В принципе, ответ на этот вопрос довольно прост. Реальность, например, в нашей стране с некоторого времени напоминает калейдоскоп. Стеклышки меняются местами чуть ли не ежедневно, заодно меняя всю картину происходящего. Здесь уж никакое образование не поможет. Мозги плавятся. Лиснянская довольно точно подмечает, что «…здесь формируется чудовищное поколение, это так печально, тем более что наряду с формированием уродливого мышления это поколение начитанных, образованных молодых людей. Просто отчаяние охватывает, когда думаешь о судьбе дальнейшей русской литературы». И как бы обращается к этим «образованным молодым людям»: «Во всем, даже в пунктирном мышлении, мне думается, должна быть золотая мера. Тонкая золотая натянутая проволока, по которой движется этот пунктир, не сваливаясь туда, где уже не речь, а мычание».
Эти сетования понятны. Но что делать, если сама эта «золотая мера» отменена? А понимание происходящего в иные времена сродни пониманию Бога. А это практически невозможно. Поэтому проще бывает куда-нибудь спрятаться от этой действительности, чем ее осмыслить. Многие и прячутся. В том числе и в литературе, и в поэзии в частности. Заумь берет верх над разумом. Но и заумь надо как-нибудь украсить, чтобы было похоже на новаторство в литературе. Можно не признавать прописных букв. Можно отменить знаки препинания. Можно еще чего-нибудь придумать. Суть не меняется. Главное – чтобы непонятное осталось непонятным, чтобы непонятное было похоже на непонятное. Потому что всякая попытка сделать понятное из непонятного – выстрел мимо цели.

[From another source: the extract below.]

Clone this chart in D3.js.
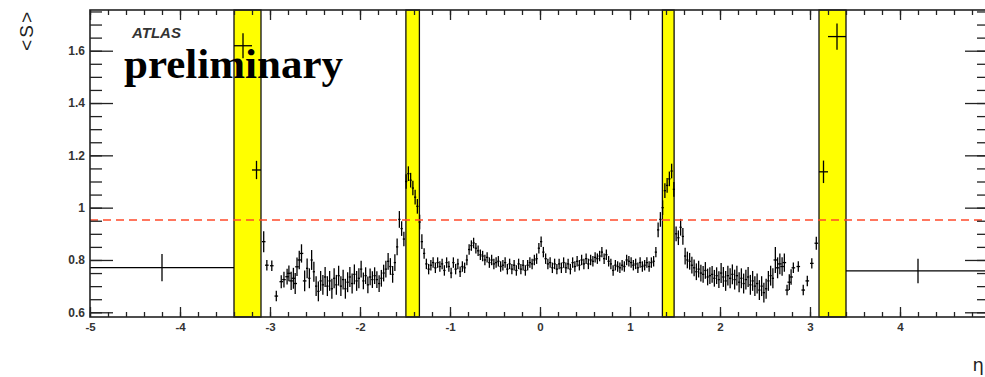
<!DOCTYPE html>
<html>
<head>
<meta charset="utf-8">
<script src="https://cdn.jsdelivr.net/npm/d3@7"></script>
<style>
  body { margin: 0; background: #fff; }
  svg { display: block; }
  .tick text { font-family: "Liberation Sans", Arial, sans-serif; font-weight: bold; fill: #333; }
</style>
</head>
<body>
<svg id="chart" width="985" height="377"></svg>
<script>
// eta regions not covered by the measurement (yellow bands)
var crackLo = [-3.4, -1.49, 1.36, 3.1];
var crackHi = [-3.1, -1.34, 1.49, 3.4];

// wide bins (forward calorimeter + crack bins)
var wideLo  = [-5, -3.4, -3.2, 3.1, 3.2, 3.4];
var wideHi  = [-3.4, -3.2, -3.1, 3.2, 3.4, 5];
var wideS   = [0.771, 1.619, 1.144, 1.137, 1.654, 0.758];
var wideErr = [0.052, 0.048, 0.035, 0.043, 0.05, 0.047];

// sparse points near |eta| ~ 3
var sparseLeftEta = [-3.07, -3.035, -2.98, -2.93, -2.875, -2.845, -2.81, -2.79, -2.765, -2.74, -2.72, -2.70, -2.675, -2.65, -2.615];
var sparseLeftS   = [0.87, 0.78, 0.778, 0.662, 0.717, 0.725, 0.736, 0.749, 0.72, 0.73, 0.71, 0.774, 0.80, 0.825, 0.72];
var sparseLeftErr = [0.04, 0.02, 0.02, 0.02, 0.025, 0.03, 0.03, 0.03, 0.035, 0.04, 0.04, 0.035, 0.035, 0.035, 0.04];
var sparseRightEta = [2.615, 2.64, 2.665, 2.69, 2.715, 2.745, 2.77, 2.79, 2.815, 2.87, 2.925, 2.97, 3.02, 3.07];
var sparseRightS   = [0.80, 0.77, 0.785, 0.775, 0.79, 0.685, 0.715, 0.735, 0.77, 0.775, 0.685, 0.72, 0.787, 0.864];
var sparseRightErr = [0.05, 0.04, 0.04, 0.035, 0.035, 0.02, 0.03, 0.03, 0.02, 0.02, 0.02, 0.02, 0.02, 0.025];
var sparseHalfW = 0.02;

// dense histogram, bins of 0.025 from -2.6 to 2.6
var denseLo = -2.6;
var denseBinW = 0.025;
var denseS = [
  0.768, 0.73, 0.80, 0.755, 0.70, 0.68, 0.72, 0.705, 0.735, 0.70,
  0.72, 0.69, 0.73, 0.705, 0.74, 0.70, 0.725, 0.69, 0.715, 0.735,
  0.71, 0.745, 0.72, 0.73, 0.765, 0.72, 0.74, 0.705, 0.735, 0.725,
  0.74, 0.725, 0.71, 0.73, 0.75, 0.765, 0.795, 0.775, 0.745, 0.79,
  0.85, 0.955, 0.92, 0.88, 1.10, 1.13, 1.105, 1.075, 1.04, 1.005,
  0.945, 0.87, 0.825, 0.785, 0.765, 0.78, 0.79, 0.77, 0.79, 0.775,
  0.785, 0.76, 0.79, 0.775, 0.75, 0.79, 0.765, 0.785, 0.755, 0.775,
  0.77, 0.80, 0.84, 0.855, 0.865, 0.845, 0.835, 0.82, 0.815, 0.80,
  0.81, 0.79, 0.80, 0.785, 0.79, 0.795, 0.775, 0.78, 0.79, 0.765,
  0.785, 0.765, 0.78, 0.76, 0.785, 0.765, 0.78, 0.76, 0.78, 0.79,
  0.785, 0.80, 0.805, 0.845, 0.87, 0.83, 0.805, 0.785, 0.79, 0.77,
  0.785, 0.765, 0.785, 0.77, 0.79, 0.77, 0.785, 0.765, 0.79, 0.775,
  0.795, 0.78, 0.80, 0.785, 0.805, 0.785, 0.80, 0.795, 0.81, 0.805,
  0.815, 0.83, 0.805, 0.82, 0.795, 0.785, 0.76, 0.78, 0.775, 0.77,
  0.78, 0.775, 0.80, 0.795, 0.79, 0.78, 0.785, 0.77, 0.79, 0.775,
  0.78, 0.79, 0.775, 0.79, 0.795, 0.83, 0.915, 0.955, 1.0, 1.065,
  1.085, 1.11, 1.14, 1.07, 0.90, 0.885, 0.925, 0.89, 0.815, 0.80,
  0.795, 0.78, 0.77, 0.755, 0.765, 0.75, 0.745, 0.76, 0.735, 0.74,
  0.745, 0.73, 0.74, 0.725, 0.75, 0.735, 0.72, 0.74, 0.73, 0.745,
  0.725, 0.74, 0.715, 0.73, 0.71, 0.725, 0.735, 0.705, 0.72, 0.70,
  0.71, 0.685, 0.70, 0.675, 0.69, 0.72, 0.74, 0.73
];
// typical error per |eta| range [upper |eta| limit, error]
var errBands = [[1.3, 0.02], [1.55, 0.028], [2.0, 0.032], [9, 0.038]];

var refLine = 0.953;
var xMajor = [-5, -4, -3, -2, -1, 0, 1, 2, 3, 4, 5];
var xLabels = [-5, -4, -3, -2, -1, 0, 1, 2, 3, 4];
var yMajor = [0.6, 0.8, 1.0, 1.2, 1.4, 1.6];

var svg = d3.select("#chart");
var frame = {left: 90, right: 990, top: 10, bottom: 317};

var x = d3.scaleLinear().domain([-5, 5]).range([frame.left, frame.right]);
var y = d3.scaleLinear().domain([0.582, 1.7556]).range([frame.bottom, frame.top]);

// build point list
var points = [];
denseS.forEach(function(s, i) {
  var lo = denseLo + i * denseBinW;
  var c = lo + denseBinW / 2;
  var a = Math.abs(c), e = 0.03;
  for (var k = 0; k < errBands.length; k++) { if (a < errBands[k][0]) { e = errBands[k][1]; break; } }
  points.push({lo: lo, hi: lo + denseBinW, c: c, s: s, e: e});
});
sparseLeftEta.forEach(function(eta, i) {
  points.push({lo: eta - sparseHalfW, hi: eta + sparseHalfW, c: eta, s: sparseLeftS[i], e: sparseLeftErr[i]});
});
sparseRightEta.forEach(function(eta, i) {
  points.push({lo: eta - sparseHalfW, hi: eta + sparseHalfW, c: eta, s: sparseRightS[i], e: sparseRightErr[i]});
});
wideLo.forEach(function(lo, i) {
  points.push({lo: lo, hi: wideHi[i], c: (lo + wideHi[i]) / 2, s: wideS[i], e: wideErr[i]});
});

// crack bands
var bands = svg.append("g");
crackLo.forEach(function(lo, i) {
  bands.append("rect")
    .attr("x", x(lo)).attr("y", frame.top)
    .attr("width", x(crackHi[i]) - x(lo))
    .attr("height", frame.bottom - frame.top)
    .attr("fill", "#ffff00")
    .attr("stroke", "#111").attr("stroke-width", 1.3);
});

// data with error bars
var pts = svg.append("g").attr("stroke", "#000").attr("stroke-width", 1.3);
pts.selectAll("line.h").data(points).enter().append("line")
  .attr("class", "h")
  .attr("x1", function(d) { return x(d.lo); })
  .attr("x2", function(d) { return x(d.hi); })
  .attr("y1", function(d) { return y(d.s); })
  .attr("y2", function(d) { return y(d.s); });
pts.selectAll("line.v").data(points).enter().append("line")
  .attr("class", "v")
  .attr("x1", function(d) { return x(d.c); })
  .attr("x2", function(d) { return x(d.c); })
  .attr("y1", function(d) { return y(d.s - d.e); })
  .attr("y2", function(d) { return y(d.s + d.e); });

// reference line
svg.append("line")
  .attr("x1", frame.left).attr("x2", frame.right)
  .attr("y1", y(refLine)).attr("y2", y(refLine))
  .attr("stroke", "#ff4a2a").attr("stroke-width", 1.5)
  .attr("stroke-dasharray", "8,5");

// axes (ROOT style ticks inside the frame)
var xMinor = d3.range(-50, 51, 2).map(function(v) { return v / 10; });
var yMinor = d3.range(12, 36).map(function(v) { return v * 0.05; });
var fmt = function(d) { return String(+d.toFixed(1)); };

function axisStyle(g) {
  g.select(".domain").remove();
  g.selectAll("line").attr("stroke", "#222").attr("stroke-width", 1.3);
}

svg.append("g").attr("transform", "translate(0," + frame.bottom + ")")
  .call(d3.axisBottom(x).tickValues(xMinor).tickSize(-5).tickFormat("")).call(axisStyle);
svg.append("g").attr("transform", "translate(0," + frame.bottom + ")")
  .call(d3.axisBottom(x).tickValues(xMajor).tickSize(-10).tickFormat("")).call(axisStyle);
svg.append("g").attr("transform", "translate(0," + frame.bottom + ")")
  .call(d3.axisBottom(x).tickValues(xLabels).tickSize(0).tickPadding(6).tickFormat(fmt))
  .call(axisStyle)
  .selectAll("text").attr("font-size", 11.5).attr("dy", "0.71em").attr("y", 6);
svg.append("g").attr("transform", "translate(0," + frame.top + ")")
  .call(d3.axisTop(x).tickValues(xMinor).tickSize(-5).tickFormat("")).call(axisStyle);
svg.append("g").attr("transform", "translate(0," + frame.top + ")")
  .call(d3.axisTop(x).tickValues(xMajor).tickSize(-10).tickFormat("")).call(axisStyle);

svg.append("g").attr("transform", "translate(" + frame.left + ",0)")
  .call(d3.axisLeft(y).tickValues(yMinor).tickSize(-12).tickFormat("")).call(axisStyle);
svg.append("g").attr("transform", "translate(" + frame.left + ",0)")
  .call(d3.axisLeft(y).tickValues(yMajor).tickSize(-23).tickPadding(5).tickFormat(fmt))
  .call(axisStyle)
  .selectAll("text").attr("font-size", 12).attr("x", -5);
svg.append("g").attr("transform", "translate(" + frame.right + ",0)")
  .call(d3.axisRight(y).tickValues(yMinor).tickSize(-13).tickFormat("")).call(axisStyle);
svg.append("g").attr("transform", "translate(" + frame.right + ",0)")
  .call(d3.axisRight(y).tickValues(yMajor).tickSize(-25).tickFormat("")).call(axisStyle);

// frame
svg.append("rect")
  .attr("x", frame.left).attr("y", frame.top)
  .attr("width", frame.right - frame.left).attr("height", frame.bottom - frame.top)
  .attr("fill", "none").attr("stroke", "#222").attr("stroke-width", 1.6);

// titles
svg.append("text")
  .attr("transform", "translate(33,10) rotate(-90)")
  .attr("text-anchor", "end")
  .attr("font-family", "Liberation Sans, Arial, sans-serif")
  .attr("font-size", 19).attr("letter-spacing", 2).attr("fill", "#222")
  .text("<S>");
svg.append("text")
  .attr("x", 984).attr("y", 371)
  .attr("text-anchor", "end")
  .attr("font-family", "DejaVu Sans, sans-serif")
  .attr("font-size", 18).attr("fill", "#222")
  .text("η");
svg.append("text")
  .attr("x", 132).attr("y", 38)
  .attr("font-family", "Liberation Sans, Arial, sans-serif")
  .attr("font-weight", "bold").attr("font-style", "italic")
  .attr("font-size", 15).attr("fill", "#333")
  .text("ATLAS");
svg.append("text")
  .attr("x", 124).attr("y", 78)
  .attr("font-family", "Liberation Serif, Times New Roman, serif")
  .attr("font-weight", "bold")
  .attr("font-size", 43).attr("fill", "#000")
  .text("preliminary");
</script>
</body>
</html>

И в этой странной литературной действительности мать и дочь, обе пытаются вырваться из лап чудовища сонного разума. Лиснянская – следуя своей отработанной десятилетиями форме писания и форме поэтического мышления. Дочь – упорно работая над созданием своей ни на кого не похожей формы. И ее находка, ее разгадка точнее всего выразилась в названии одной из ее книг: «Движение образует форму». Это – точно. Это – гениально точно. Движущийся, сорвавшийся с цепи, кувыркающийся мир можно познать только двигаясь, кувыркаясь вместе с ним. Если оставаться в статичном положении, он просто сметет художника (да и просто человека) или сведет его с ума. У Елены получилось: «Проза, – пишет она, – переработалась в определенную поэтическую форму, так что все как бы соединилось и не требует адресов. Внутри меня все ссылки, но человеку постороннему их будет трудно опознать, так как примечания неотделимы от самого текста».
Лене порой кажется, что она «застывает». Или, как она выражается, «стрела застывает». И я ее понимаю. Но это не стрела застывает. Просто сама Макарова летит с такой скоростью, что перестает эту скорость замечать. Прямо по теории относительности. Это как выйти в открытый Космос – скорости не чувствуешь.
5
«Свобода, мамик, свобода! Каждый день молюсь за то, что я свободна. И могу решать все независимо ни от кого, как ни трудно бывает принимать рискованные ходы, все же – свобода!»